***** Data for the task *****

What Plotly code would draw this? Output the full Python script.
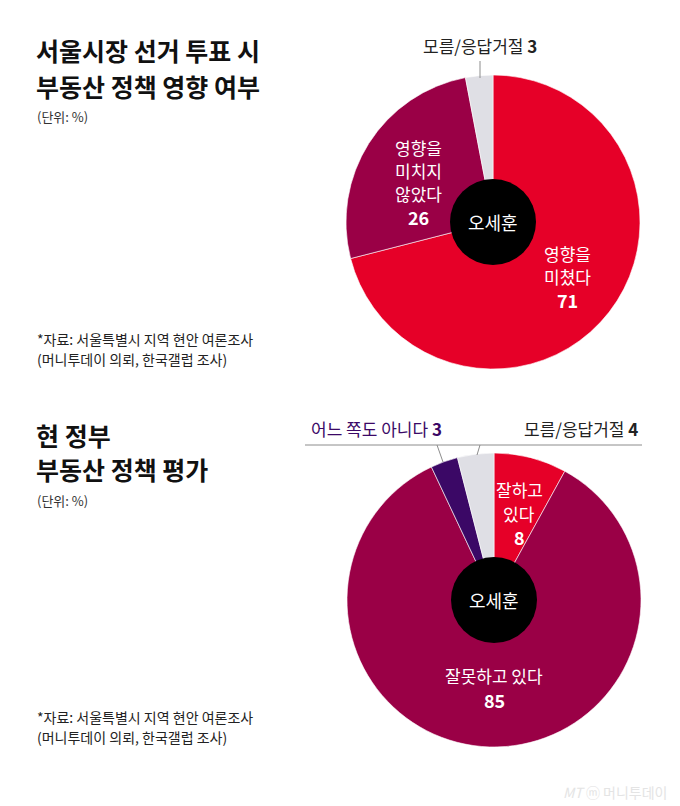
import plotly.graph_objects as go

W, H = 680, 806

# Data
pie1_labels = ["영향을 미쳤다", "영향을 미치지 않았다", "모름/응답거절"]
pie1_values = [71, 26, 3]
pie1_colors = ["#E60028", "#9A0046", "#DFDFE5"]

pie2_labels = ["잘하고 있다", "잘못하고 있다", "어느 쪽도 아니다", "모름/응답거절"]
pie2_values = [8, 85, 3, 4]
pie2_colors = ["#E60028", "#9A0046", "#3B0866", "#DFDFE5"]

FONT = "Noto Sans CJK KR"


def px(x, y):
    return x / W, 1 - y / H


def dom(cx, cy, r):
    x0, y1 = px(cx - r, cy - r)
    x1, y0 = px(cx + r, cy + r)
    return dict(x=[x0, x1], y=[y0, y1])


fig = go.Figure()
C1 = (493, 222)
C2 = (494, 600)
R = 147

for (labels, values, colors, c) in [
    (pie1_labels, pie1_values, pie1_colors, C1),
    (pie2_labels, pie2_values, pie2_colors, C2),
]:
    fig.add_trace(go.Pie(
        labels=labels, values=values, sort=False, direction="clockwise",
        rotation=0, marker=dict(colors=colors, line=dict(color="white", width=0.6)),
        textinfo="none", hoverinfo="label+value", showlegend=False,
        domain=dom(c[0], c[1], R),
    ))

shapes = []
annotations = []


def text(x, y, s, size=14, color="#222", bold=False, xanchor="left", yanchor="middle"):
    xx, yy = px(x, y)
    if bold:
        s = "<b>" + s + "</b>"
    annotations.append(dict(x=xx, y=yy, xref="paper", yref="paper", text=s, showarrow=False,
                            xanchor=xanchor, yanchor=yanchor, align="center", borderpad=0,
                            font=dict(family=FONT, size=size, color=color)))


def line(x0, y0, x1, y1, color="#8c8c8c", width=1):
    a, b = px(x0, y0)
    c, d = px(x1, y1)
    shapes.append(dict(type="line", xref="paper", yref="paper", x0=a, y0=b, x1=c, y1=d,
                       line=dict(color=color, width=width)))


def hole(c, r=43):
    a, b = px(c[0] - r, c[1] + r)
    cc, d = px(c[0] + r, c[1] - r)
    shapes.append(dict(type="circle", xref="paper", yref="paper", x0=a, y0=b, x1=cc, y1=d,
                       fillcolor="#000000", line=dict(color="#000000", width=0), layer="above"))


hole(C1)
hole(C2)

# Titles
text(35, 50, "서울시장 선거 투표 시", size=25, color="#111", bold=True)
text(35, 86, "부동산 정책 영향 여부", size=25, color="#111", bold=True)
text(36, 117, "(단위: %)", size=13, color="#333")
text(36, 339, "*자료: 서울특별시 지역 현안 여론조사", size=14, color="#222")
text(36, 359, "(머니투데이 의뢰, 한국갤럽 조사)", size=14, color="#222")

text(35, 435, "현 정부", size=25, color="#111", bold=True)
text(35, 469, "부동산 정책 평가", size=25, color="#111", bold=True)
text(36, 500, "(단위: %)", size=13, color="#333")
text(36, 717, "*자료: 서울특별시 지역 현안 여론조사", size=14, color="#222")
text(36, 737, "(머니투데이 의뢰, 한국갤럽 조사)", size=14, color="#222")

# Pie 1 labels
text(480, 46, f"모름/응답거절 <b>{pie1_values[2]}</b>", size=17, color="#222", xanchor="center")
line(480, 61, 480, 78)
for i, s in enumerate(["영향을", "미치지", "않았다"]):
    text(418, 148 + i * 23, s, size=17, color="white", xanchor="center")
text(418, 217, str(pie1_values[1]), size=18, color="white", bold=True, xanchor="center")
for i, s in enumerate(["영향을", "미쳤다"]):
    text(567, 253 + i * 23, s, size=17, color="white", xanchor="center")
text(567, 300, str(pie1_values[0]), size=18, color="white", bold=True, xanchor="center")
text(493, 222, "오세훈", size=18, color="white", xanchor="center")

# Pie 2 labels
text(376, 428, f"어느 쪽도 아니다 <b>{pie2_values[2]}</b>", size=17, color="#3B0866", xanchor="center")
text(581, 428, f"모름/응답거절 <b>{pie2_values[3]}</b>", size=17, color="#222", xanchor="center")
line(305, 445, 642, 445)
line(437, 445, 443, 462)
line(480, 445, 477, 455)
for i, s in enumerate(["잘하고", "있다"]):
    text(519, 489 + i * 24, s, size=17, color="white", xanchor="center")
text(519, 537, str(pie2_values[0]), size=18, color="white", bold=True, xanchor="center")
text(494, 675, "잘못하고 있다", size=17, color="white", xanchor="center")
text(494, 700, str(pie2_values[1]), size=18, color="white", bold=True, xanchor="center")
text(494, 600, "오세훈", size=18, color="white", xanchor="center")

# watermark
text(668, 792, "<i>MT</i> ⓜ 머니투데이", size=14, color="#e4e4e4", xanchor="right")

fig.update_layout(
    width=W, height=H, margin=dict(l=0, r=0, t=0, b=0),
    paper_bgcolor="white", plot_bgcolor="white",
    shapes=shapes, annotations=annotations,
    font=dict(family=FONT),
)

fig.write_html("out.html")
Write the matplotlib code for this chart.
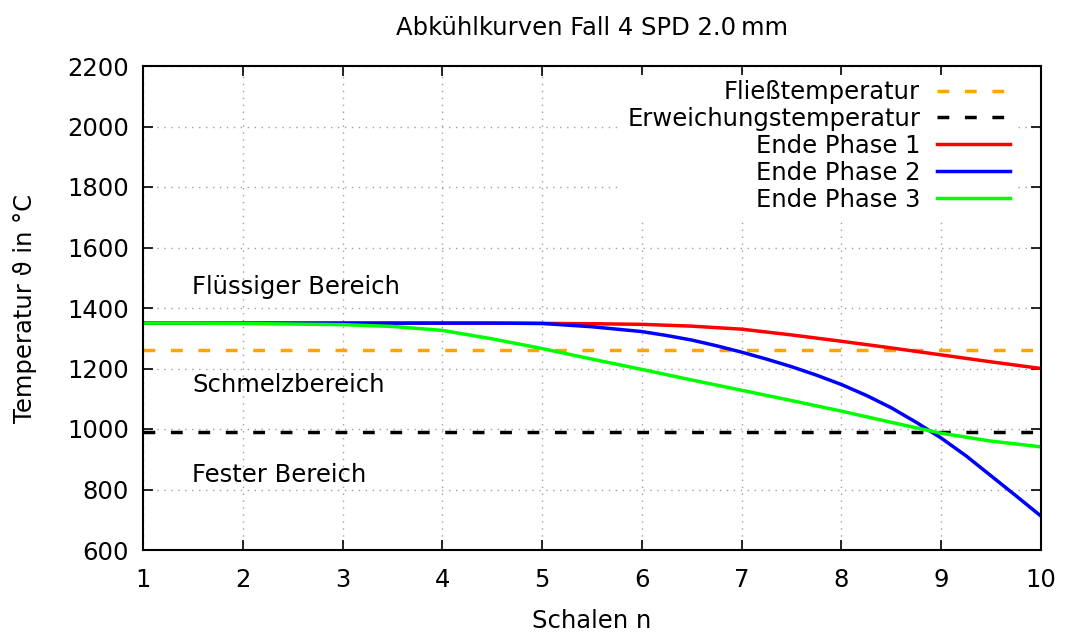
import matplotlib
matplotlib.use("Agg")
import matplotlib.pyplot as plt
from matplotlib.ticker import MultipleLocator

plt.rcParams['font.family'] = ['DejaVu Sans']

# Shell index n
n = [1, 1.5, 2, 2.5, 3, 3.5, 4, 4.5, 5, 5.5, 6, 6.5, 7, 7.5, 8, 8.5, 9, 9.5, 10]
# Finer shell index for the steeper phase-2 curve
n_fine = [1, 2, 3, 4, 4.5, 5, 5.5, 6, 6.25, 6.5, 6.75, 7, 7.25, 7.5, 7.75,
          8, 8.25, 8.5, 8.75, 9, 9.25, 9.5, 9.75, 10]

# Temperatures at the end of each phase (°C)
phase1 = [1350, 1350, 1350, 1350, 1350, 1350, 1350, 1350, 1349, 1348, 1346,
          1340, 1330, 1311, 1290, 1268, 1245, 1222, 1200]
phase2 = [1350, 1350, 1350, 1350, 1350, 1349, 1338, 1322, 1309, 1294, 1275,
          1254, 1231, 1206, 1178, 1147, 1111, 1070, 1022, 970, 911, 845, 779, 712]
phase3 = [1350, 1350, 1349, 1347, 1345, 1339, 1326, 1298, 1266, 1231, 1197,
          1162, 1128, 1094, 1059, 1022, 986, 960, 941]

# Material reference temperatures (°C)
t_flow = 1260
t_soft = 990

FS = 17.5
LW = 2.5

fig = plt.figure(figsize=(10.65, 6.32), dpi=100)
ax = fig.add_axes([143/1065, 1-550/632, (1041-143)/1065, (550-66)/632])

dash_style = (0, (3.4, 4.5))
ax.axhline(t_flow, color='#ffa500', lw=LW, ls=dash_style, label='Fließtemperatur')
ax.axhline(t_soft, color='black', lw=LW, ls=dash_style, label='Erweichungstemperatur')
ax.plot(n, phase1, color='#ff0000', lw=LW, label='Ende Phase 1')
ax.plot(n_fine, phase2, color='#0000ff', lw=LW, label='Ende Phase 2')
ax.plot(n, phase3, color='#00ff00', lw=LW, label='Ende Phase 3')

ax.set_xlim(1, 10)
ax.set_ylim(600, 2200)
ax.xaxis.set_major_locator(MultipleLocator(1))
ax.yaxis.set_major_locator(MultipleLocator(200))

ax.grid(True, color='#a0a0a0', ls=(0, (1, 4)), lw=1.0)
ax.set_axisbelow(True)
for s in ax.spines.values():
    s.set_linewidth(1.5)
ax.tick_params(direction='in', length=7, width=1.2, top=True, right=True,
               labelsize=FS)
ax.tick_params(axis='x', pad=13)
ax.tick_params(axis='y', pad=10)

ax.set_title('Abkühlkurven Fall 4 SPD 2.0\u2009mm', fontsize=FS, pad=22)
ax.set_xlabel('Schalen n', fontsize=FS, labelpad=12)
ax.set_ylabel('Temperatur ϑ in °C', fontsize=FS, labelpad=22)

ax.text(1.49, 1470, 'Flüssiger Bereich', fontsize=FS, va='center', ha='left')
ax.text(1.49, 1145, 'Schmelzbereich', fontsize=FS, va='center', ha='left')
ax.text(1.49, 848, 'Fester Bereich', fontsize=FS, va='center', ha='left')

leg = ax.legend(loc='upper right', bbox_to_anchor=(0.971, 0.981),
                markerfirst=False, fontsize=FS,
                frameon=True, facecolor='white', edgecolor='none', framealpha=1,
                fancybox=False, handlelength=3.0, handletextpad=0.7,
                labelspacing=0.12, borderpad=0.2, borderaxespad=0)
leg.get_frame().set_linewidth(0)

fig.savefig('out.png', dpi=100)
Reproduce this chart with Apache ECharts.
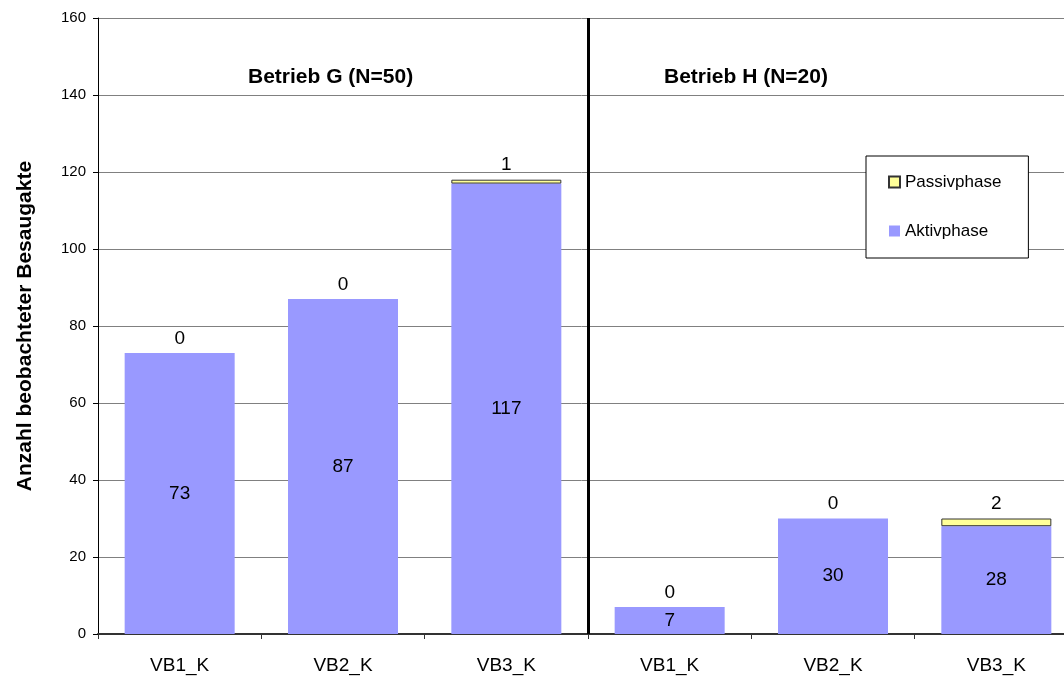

*****

Give again, please, precisely the lines that begin the records and run through the line with "annotations = []" in it, keeping both end lines and dropping any pictures.

** The solution **
What Plotly code would draw this? Output the full Python script.
import plotly.graph_objects as go

W, H = 680, 806

# Data
pie1_labels = ["영향을 미쳤다", "영향을 미치지 않았다", "모름/응답거절"]
pie1_values = [71, 26, 3]
pie1_colors = ["#E60028", "#9A0046", "#DFDFE5"]

pie2_labels = ["잘하고 있다", "잘못하고 있다", "어느 쪽도 아니다", "모름/응답거절"]
pie2_values = [8, 85, 3, 4]
pie2_colors = ["#E60028", "#9A0046", "#3B0866", "#DFDFE5"]

FONT = "Noto Sans CJK KR"


def px(x, y):
    return x / W, 1 - y / H


def dom(cx, cy, r):
    x0, y1 = px(cx - r, cy - r)
    x1, y0 = px(cx + r, cy + r)
    return dict(x=[x0, x1], y=[y0, y1])


fig = go.Figure()
C1 = (493, 222)
C2 = (494, 600)
R = 147

for (labels, values, colors, c) in [
    (pie1_labels, pie1_values, pie1_colors, C1),
    (pie2_labels, pie2_values, pie2_colors, C2),
]:
    fig.add_trace(go.Pie(
        labels=labels, values=values, sort=False, direction="clockwise",
        rotation=0, marker=dict(colors=colors, line=dict(color="white", width=0.6)),
        textinfo="none", hoverinfo="label+value", showlegend=False,
        domain=dom(c[0], c[1], R),
    ))

shapes = []
annotations = []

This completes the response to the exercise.